If you do not agree, say so clearly and promptly. In some situations, it may be appropriate to continue working under protest while the issue is addressed, rather than simply walking out or silently carrying on. The right response depends on the seriousness of the change and your longer-term position.
Keep records of meetings, emails and revised documents. These details often become important later.
Can employer change contract after a takeover or restructure?
This is another common area of confusion. A takeover, merger or internal restructure does not automatically wipe out contractual rights. Employees do not lose agreed terms simply because the business has changed shape.
That said, new business owners or management teams may seek changes as part of wider reorganisation. Whether those changes are lawful still depends on the contract, the process followed and the reason for the change. A restructure can explain why an employer wants to make changes, but it does not by itself authorise them.
Why early advice makes a difference
Contract disputes are rarely just about one clause. They often involve a mixture of written terms, workplace custom, staff handbooks, consultation history and the reality of what has happened in practice.
That is why early legal advice can save both employees and employers time, cost and unnecessary escalation. A short review at the outset may identify a practical solution before positions harden.
For businesses, this can mean avoiding a poorly handled variation that leads to claims or damaged staff relations.
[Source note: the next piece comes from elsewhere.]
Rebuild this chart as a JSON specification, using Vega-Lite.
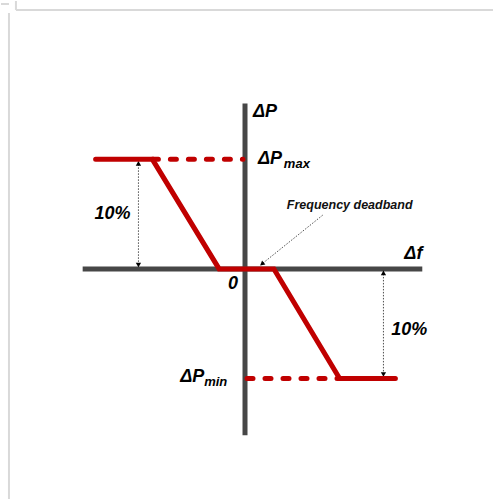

For employees, it can mean understanding whether a proposed change is likely to be enforceable and what steps are safest to take next.
At JPH Law, we often see that the most workable outcomes come from clear advice given early, before letters become accusations and before workplace trust is lost.
If you are asking whether an employer can change a contract, the honest answer is often, it depends on the term, the wording, the reason and the process. But one point is usually clear – employers should not assume they can impose change, and employees should not assume they have no options. The right advice at the right time can make a difficult conversation far easier to manage.